--- WHAT TO PRODUCE ---
An exact copy of all the data is required, with pictures left out.

———

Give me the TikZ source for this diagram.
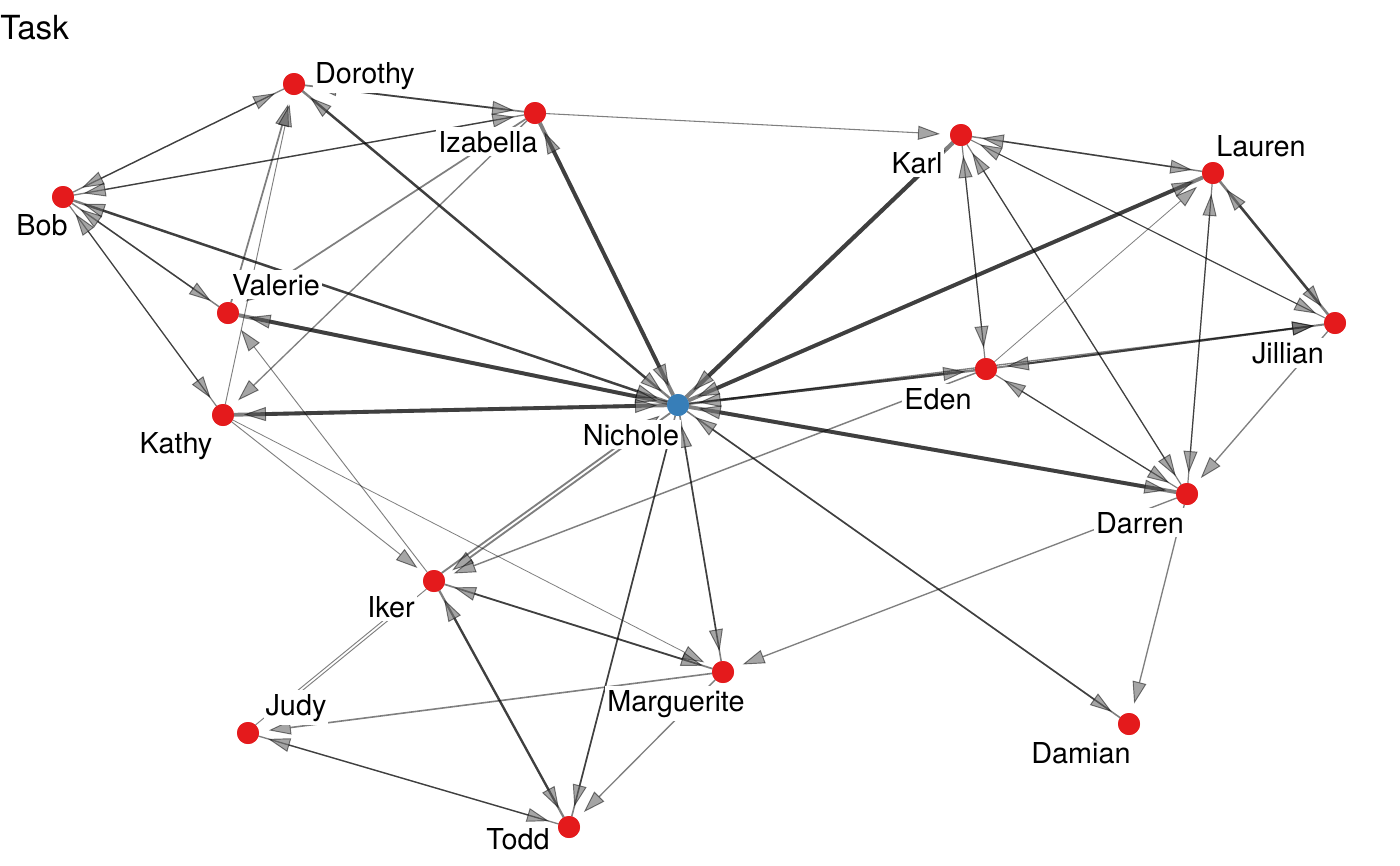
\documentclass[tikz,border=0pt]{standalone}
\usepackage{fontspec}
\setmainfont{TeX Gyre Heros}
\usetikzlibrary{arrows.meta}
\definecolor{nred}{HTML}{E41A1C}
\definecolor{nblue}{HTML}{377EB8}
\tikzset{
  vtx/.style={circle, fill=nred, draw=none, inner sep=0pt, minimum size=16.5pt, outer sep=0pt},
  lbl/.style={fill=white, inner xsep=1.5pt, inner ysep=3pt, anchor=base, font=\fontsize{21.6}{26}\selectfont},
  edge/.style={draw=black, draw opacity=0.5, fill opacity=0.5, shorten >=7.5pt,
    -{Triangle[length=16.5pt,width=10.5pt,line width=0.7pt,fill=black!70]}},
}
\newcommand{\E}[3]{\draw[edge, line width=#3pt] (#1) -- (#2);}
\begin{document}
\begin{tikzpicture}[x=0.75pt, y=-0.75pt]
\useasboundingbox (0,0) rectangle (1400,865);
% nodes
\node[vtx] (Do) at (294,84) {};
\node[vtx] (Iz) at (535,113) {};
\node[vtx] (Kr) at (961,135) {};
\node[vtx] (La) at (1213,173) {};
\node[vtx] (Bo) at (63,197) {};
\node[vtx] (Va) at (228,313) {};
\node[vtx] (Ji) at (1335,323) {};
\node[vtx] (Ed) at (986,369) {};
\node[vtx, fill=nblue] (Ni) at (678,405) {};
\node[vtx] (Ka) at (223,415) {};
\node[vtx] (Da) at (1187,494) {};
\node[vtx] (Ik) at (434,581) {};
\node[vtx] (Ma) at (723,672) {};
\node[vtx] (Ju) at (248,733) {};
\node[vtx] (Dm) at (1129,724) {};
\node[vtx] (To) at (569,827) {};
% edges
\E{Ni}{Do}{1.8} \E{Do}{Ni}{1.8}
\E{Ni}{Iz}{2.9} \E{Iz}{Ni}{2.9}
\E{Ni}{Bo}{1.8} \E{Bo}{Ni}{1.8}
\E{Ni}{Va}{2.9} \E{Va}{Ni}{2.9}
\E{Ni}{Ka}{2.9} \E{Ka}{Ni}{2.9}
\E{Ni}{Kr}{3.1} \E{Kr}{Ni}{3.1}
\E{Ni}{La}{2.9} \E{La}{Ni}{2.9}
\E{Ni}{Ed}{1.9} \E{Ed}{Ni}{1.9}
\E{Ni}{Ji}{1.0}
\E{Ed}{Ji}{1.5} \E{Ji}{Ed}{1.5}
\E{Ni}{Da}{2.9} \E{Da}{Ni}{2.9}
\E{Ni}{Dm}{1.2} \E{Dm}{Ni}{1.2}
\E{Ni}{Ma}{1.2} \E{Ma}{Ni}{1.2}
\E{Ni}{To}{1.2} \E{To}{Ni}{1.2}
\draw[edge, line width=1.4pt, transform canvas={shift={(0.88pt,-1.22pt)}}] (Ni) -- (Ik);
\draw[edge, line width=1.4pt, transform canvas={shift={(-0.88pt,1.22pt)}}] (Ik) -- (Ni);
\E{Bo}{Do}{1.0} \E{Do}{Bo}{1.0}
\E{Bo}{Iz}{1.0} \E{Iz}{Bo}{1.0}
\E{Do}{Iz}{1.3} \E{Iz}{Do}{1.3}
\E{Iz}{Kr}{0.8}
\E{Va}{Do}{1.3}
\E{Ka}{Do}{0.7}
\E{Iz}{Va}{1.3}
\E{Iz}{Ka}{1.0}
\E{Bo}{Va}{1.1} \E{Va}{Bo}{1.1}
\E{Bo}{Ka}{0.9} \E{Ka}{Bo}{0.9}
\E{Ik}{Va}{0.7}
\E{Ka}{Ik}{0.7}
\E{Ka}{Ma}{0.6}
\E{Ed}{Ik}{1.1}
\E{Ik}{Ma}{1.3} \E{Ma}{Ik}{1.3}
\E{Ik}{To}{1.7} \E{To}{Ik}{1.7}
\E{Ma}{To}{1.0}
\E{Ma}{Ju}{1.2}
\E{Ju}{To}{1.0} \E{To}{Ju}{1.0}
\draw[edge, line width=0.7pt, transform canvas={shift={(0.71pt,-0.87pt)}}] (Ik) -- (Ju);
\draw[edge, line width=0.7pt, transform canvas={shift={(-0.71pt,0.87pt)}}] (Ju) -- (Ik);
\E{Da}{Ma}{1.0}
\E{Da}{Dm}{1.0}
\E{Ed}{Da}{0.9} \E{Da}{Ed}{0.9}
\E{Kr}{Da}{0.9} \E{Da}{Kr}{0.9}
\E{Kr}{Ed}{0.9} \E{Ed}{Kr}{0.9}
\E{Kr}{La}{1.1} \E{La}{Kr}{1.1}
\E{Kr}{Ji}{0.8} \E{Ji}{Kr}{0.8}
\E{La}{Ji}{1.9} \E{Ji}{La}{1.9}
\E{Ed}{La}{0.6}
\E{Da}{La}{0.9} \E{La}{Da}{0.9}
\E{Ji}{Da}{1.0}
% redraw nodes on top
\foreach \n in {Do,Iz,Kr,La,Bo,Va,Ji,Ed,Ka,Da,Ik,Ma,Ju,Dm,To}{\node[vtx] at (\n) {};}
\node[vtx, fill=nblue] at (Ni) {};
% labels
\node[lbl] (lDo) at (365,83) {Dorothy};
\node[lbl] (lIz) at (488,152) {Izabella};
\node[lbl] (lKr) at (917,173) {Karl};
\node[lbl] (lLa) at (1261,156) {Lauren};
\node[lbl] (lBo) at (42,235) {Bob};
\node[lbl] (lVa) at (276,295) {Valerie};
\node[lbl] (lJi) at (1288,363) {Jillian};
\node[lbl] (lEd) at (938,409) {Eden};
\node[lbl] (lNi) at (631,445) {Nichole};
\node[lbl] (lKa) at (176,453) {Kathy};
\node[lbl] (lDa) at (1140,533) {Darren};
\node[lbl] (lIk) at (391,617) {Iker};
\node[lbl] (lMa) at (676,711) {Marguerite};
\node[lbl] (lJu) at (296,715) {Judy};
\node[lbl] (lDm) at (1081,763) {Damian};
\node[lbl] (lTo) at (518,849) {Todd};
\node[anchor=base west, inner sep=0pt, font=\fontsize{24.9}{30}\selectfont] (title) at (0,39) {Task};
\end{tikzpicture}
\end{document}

———

--- RESULT ---
Give me the TikZ source for this diagram.
\documentclass[tikz,border=0pt]{standalone}
\usepackage{fontspec}
\setmainfont{TeX Gyre Heros}
\usetikzlibrary{arrows.meta}
\definecolor{nred}{HTML}{E41A1C}
\definecolor{nblue}{HTML}{377EB8}
\tikzset{
  vtx/.style={circle, fill=nred, draw=none, inner sep=0pt, minimum size=16.5pt, outer sep=0pt},
  lbl/.style={fill=white, inner xsep=1.5pt, inner ysep=3pt, anchor=base, font=\fontsize{21.6}{26}\selectfont},
  edge/.style={draw=black, draw opacity=0.5, fill opacity=0.5, shorten >=7.5pt,
    -{Triangle[length=16.5pt,width=10.5pt,line width=0.7pt,fill=black!70]}},
}
\newcommand{\E}[3]{\draw[edge, line width=#3pt] (#1) -- (#2);}
\begin{document}
\begin{tikzpicture}[x=0.75pt, y=-0.75pt]
\useasboundingbox (0,0) rectangle (1400,865);
% nodes
\node[vtx] (Do) at (294,84) {};
\node[vtx] (Iz) at (535,113) {};
\node[vtx] (Kr) at (961,135) {};
\node[vtx] (La) at (1213,173) {};
\node[vtx] (Bo) at (63,197) {};
\node[vtx] (Va) at (228,313) {};
\node[vtx] (Ji) at (1335,323) {};
\node[vtx] (Ed) at (986,369) {};
\node[vtx, fill=nblue] (Ni) at (678,405) {};
\node[vtx] (Ka) at (223,415) {};
\node[vtx] (Da) at (1187,494) {};
\node[vtx] (Ik) at (434,581) {};
\node[vtx] (Ma) at (723,672) {};
\node[vtx] (Ju) at (248,733) {};
\node[vtx] (Dm) at (1129,724) {};
\node[vtx] (To) at (569,827) {};
% edges
\E{Ni}{Do}{1.8} \E{Do}{Ni}{1.8}
\E{Ni}{Iz}{2.9} \E{Iz}{Ni}{2.9}
\E{Ni}{Bo}{1.8} \E{Bo}{Ni}{1.8}
\E{Ni}{Va}{2.9} \E{Va}{Ni}{2.9}
\E{Ni}{Ka}{2.9} \E{Ka}{Ni}{2.9}
\E{Ni}{Kr}{3.1} \E{Kr}{Ni}{3.1}
\E{Ni}{La}{2.9} \E{La}{Ni}{2.9}
\E{Ni}{Ed}{1.9} \E{Ed}{Ni}{1.9}
\E{Ni}{Ji}{1.0}
\E{Ed}{Ji}{1.5} \E{Ji}{Ed}{1.5}
\E{Ni}{Da}{2.9} \E{Da}{Ni}{2.9}
\E{Ni}{Dm}{1.2} \E{Dm}{Ni}{1.2}
\E{Ni}{Ma}{1.2} \E{Ma}{Ni}{1.2}
\E{Ni}{To}{1.2} \E{To}{Ni}{1.2}
\draw[edge, line width=1.4pt, transform canvas={shift={(0.88pt,-1.22pt)}}] (Ni) -- (Ik);
\draw[edge, line width=1.4pt, transform canvas={shift={(-0.88pt,1.22pt)}}] (Ik) -- (Ni);
\E{Bo}{Do}{1.0} \E{Do}{Bo}{1.0}
\E{Bo}{Iz}{1.0} \E{Iz}{Bo}{1.0}
\E{Do}{Iz}{1.3} \E{Iz}{Do}{1.3}
\E{Iz}{Kr}{0.8}
\E{Va}{Do}{1.3}
\E{Ka}{Do}{0.7}
\E{Iz}{Va}{1.3}
\E{Iz}{Ka}{1.0}
\E{Bo}{Va}{1.1} \E{Va}{Bo}{1.1}
\E{Bo}{Ka}{0.9} \E{Ka}{Bo}{0.9}
\E{Ik}{Va}{0.7}
\E{Ka}{Ik}{0.7}
\E{Ka}{Ma}{0.6}
\E{Ed}{Ik}{1.1}
\E{Ik}{Ma}{1.3} \E{Ma}{Ik}{1.3}
\E{Ik}{To}{1.7} \E{To}{Ik}{1.7}
\E{Ma}{To}{1.0}
\E{Ma}{Ju}{1.2}
\E{Ju}{To}{1.0} \E{To}{Ju}{1.0}
\draw[edge, line width=0.7pt, transform canvas={shift={(0.71pt,-0.87pt)}}] (Ik) -- (Ju);
\draw[edge, line width=0.7pt, transform canvas={shift={(-0.71pt,0.87pt)}}] (Ju) -- (Ik);
\E{Da}{Ma}{1.0}
\E{Da}{Dm}{1.0}
\E{Ed}{Da}{0.9} \E{Da}{Ed}{0.9}
\E{Kr}{Da}{0.9} \E{Da}{Kr}{0.9}
\E{Kr}{Ed}{0.9} \E{Ed}{Kr}{0.9}
\E{Kr}{La}{1.1} \E{La}{Kr}{1.1}
\E{Kr}{Ji}{0.8} \E{Ji}{Kr}{0.8}
\E{La}{Ji}{1.9} \E{Ji}{La}{1.9}
\E{Ed}{La}{0.6}
\E{Da}{La}{0.9} \E{La}{Da}{0.9}
\E{Ji}{Da}{1.0}
% redraw nodes on top
\foreach \n in {Do,Iz,Kr,La,Bo,Va,Ji,Ed,Ka,Da,Ik,Ma,Ju,Dm,To}{\node[vtx] at (\n) {};}
\node[vtx, fill=nblue] at (Ni) {};
% labels
\node[lbl] (lDo) at (365,83) {Dorothy};
\node[lbl] (lIz) at (488,152) {Izabella};
\node[lbl] (lKr) at (917,173) {Karl};
\node[lbl] (lLa) at (1261,156) {Lauren};
\node[lbl] (lBo) at (42,235) {Bob};
\node[lbl] (lVa) at (276,295) {Valerie};
\node[lbl] (lJi) at (1288,363) {Jillian};
\node[lbl] (lEd) at (938,409) {Eden};
\node[lbl] (lNi) at (631,445) {Nichole};
\node[lbl] (lKa) at (176,453) {Kathy};
\node[lbl] (lDa) at (1140,533) {Darren};
\node[lbl] (lIk) at (391,617) {Iker};
\node[lbl] (lMa) at (676,711) {Marguerite};
\node[lbl] (lJu) at (296,715) {Judy};
\node[lbl] (lDm) at (1081,763) {Damian};
\node[lbl] (lTo) at (518,849) {Todd};
\node[anchor=base west, inner sep=0pt, font=\fontsize{24.9}{30}\selectfont] (title) at (0,39) {Task};
\end{tikzpicture}
\end{document}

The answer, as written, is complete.